[Charts and diagrams as code]
####
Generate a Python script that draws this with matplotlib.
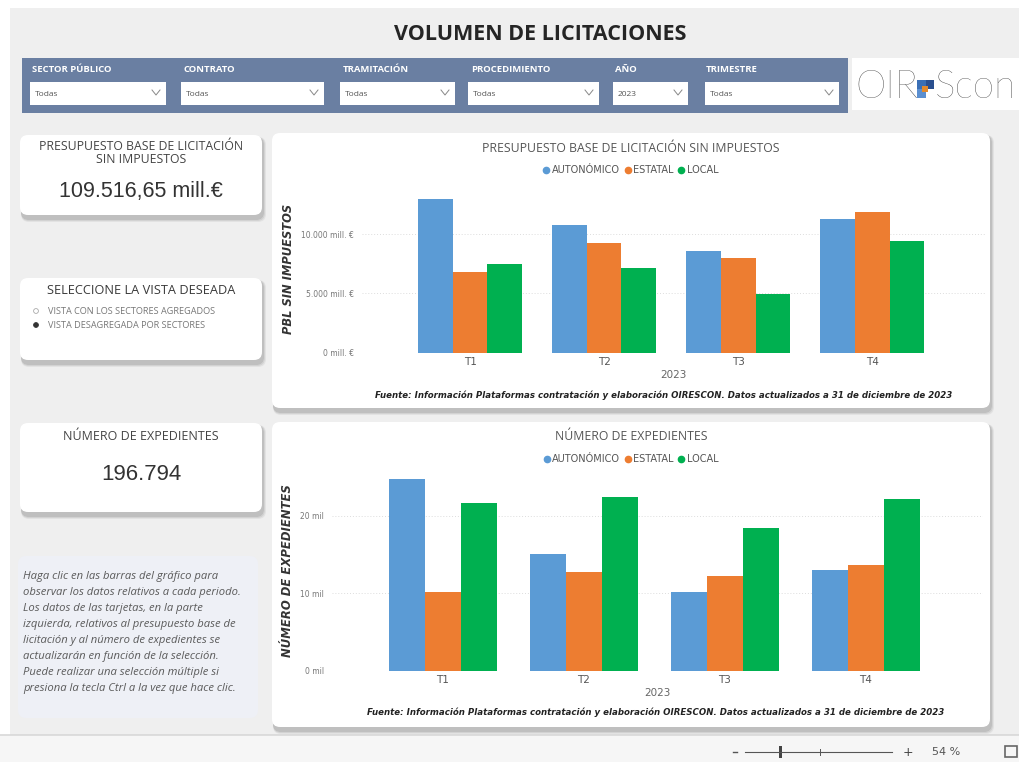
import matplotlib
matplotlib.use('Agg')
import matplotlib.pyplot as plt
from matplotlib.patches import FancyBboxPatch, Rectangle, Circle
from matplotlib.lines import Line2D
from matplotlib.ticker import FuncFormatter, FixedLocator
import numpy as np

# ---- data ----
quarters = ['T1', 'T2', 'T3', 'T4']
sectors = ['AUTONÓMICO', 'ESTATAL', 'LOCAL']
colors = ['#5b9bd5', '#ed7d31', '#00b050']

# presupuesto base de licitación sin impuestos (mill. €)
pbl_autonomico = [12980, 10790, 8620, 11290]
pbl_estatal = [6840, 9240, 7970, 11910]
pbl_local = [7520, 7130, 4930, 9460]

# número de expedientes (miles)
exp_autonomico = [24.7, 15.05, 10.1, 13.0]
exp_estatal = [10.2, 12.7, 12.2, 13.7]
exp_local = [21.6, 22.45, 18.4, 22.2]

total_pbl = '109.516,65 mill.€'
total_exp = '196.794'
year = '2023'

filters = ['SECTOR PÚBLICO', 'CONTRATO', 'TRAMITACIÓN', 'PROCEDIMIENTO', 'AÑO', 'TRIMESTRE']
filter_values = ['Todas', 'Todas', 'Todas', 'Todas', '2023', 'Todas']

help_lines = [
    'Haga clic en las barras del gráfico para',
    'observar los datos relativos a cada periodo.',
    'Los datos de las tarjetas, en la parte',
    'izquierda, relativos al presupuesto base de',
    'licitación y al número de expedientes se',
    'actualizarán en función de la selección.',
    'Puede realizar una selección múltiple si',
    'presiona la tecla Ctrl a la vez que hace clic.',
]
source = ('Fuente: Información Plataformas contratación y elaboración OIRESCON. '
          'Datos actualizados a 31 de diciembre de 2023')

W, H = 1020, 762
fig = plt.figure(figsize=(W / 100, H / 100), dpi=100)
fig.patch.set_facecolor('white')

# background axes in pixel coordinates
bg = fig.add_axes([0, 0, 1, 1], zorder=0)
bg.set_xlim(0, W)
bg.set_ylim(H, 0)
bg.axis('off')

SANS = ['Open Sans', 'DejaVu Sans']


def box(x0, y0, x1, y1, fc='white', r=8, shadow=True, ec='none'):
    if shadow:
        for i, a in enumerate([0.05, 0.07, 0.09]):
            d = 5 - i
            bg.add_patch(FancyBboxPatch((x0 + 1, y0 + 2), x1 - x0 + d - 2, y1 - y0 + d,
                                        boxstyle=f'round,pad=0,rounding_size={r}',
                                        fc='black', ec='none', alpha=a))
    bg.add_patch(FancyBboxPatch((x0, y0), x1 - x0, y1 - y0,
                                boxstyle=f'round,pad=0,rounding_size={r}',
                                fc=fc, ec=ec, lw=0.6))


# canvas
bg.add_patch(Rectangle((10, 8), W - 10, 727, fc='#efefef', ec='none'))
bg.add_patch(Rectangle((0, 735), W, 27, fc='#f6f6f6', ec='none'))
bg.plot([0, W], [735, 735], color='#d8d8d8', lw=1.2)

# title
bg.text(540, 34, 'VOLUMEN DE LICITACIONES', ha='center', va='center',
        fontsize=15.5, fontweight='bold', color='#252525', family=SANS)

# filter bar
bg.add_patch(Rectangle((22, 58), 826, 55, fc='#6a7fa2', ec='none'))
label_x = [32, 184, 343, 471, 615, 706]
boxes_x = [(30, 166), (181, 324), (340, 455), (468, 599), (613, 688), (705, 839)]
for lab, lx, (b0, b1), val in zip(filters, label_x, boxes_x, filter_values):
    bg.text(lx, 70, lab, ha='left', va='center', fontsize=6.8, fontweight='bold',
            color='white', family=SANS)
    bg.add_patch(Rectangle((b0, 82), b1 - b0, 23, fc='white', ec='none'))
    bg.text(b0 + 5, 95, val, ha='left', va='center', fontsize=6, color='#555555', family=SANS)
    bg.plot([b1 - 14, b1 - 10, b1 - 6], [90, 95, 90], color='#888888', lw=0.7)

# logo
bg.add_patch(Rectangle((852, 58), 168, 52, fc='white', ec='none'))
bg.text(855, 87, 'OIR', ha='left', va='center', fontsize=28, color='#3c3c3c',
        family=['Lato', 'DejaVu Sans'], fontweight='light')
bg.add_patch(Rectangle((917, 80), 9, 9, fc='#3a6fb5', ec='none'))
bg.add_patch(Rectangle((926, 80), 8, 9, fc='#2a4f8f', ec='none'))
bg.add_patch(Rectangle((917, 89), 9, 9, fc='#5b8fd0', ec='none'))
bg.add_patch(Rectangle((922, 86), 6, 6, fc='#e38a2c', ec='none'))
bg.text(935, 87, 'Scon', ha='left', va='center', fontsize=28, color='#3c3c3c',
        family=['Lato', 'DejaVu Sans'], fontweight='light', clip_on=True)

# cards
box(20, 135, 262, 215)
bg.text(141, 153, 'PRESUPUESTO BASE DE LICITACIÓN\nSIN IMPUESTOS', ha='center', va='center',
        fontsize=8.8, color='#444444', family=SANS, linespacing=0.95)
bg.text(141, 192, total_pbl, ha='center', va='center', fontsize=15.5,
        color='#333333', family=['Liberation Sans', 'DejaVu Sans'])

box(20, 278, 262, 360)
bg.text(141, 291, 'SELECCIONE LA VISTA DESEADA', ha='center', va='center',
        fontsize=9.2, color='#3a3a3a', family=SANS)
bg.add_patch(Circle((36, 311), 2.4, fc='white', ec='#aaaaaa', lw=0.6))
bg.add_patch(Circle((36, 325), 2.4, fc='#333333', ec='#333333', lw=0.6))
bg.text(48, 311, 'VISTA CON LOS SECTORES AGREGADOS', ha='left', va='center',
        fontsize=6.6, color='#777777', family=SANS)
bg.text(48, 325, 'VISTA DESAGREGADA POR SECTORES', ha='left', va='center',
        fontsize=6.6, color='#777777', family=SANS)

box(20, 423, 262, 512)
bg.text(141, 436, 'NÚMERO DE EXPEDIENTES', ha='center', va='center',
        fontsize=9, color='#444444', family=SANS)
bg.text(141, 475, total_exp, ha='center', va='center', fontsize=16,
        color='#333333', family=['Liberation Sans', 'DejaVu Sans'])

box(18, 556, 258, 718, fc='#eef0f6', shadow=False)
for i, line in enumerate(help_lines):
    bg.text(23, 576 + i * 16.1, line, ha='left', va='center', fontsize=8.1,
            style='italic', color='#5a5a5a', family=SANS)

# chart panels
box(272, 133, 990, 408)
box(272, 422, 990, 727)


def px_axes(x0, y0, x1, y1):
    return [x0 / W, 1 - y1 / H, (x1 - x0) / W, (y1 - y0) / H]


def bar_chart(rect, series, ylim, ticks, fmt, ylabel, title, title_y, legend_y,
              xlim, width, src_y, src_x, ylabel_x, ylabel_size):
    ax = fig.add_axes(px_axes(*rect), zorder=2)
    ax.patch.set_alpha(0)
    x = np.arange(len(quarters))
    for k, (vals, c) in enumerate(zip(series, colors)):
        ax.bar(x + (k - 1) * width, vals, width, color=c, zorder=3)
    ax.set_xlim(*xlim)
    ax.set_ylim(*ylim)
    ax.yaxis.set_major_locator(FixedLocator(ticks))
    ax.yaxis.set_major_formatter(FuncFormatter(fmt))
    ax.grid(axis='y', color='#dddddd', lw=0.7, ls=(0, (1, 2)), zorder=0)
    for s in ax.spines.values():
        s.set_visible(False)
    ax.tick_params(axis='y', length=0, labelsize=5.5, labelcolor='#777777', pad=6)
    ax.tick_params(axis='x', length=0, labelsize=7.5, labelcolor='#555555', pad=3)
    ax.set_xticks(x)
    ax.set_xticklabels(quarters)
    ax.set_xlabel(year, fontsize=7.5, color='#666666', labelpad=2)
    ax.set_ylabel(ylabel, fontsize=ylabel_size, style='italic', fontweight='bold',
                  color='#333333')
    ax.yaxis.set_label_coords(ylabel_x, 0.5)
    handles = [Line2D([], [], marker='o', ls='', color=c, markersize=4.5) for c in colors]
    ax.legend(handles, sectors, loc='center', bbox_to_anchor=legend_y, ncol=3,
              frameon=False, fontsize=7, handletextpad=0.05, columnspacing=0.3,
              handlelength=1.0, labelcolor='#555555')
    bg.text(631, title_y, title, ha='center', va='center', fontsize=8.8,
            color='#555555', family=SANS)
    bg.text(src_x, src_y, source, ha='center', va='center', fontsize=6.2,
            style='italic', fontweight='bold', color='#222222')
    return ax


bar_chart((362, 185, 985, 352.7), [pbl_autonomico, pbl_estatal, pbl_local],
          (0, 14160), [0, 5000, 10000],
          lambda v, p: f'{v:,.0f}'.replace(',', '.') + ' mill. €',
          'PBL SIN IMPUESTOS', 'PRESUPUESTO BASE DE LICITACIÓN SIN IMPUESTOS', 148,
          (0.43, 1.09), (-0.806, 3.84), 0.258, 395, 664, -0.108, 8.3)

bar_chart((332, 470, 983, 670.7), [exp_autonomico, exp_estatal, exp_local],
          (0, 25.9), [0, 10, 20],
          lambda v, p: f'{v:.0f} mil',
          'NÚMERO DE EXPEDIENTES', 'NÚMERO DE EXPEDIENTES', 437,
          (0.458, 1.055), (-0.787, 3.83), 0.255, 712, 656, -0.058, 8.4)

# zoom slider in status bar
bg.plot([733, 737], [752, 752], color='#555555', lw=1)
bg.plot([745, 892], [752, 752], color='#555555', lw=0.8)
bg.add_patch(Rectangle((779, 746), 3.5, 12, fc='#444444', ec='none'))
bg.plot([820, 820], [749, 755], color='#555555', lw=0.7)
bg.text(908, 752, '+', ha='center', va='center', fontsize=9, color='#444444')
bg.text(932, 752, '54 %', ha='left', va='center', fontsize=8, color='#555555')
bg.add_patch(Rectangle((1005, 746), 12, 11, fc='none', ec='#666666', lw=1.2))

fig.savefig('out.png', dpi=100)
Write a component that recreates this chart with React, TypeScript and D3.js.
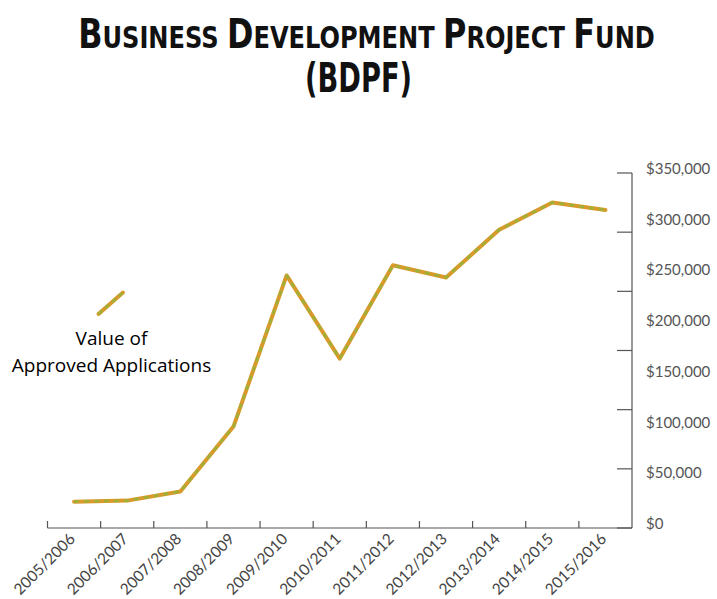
####
From the records above, pull out every line containing the word "this".

**SOLUTION TO THE PROBLEM**
Generate a Python script that draws this with matplotlib.
Write a component that recreates this chart with React, TypeScript and D3.js.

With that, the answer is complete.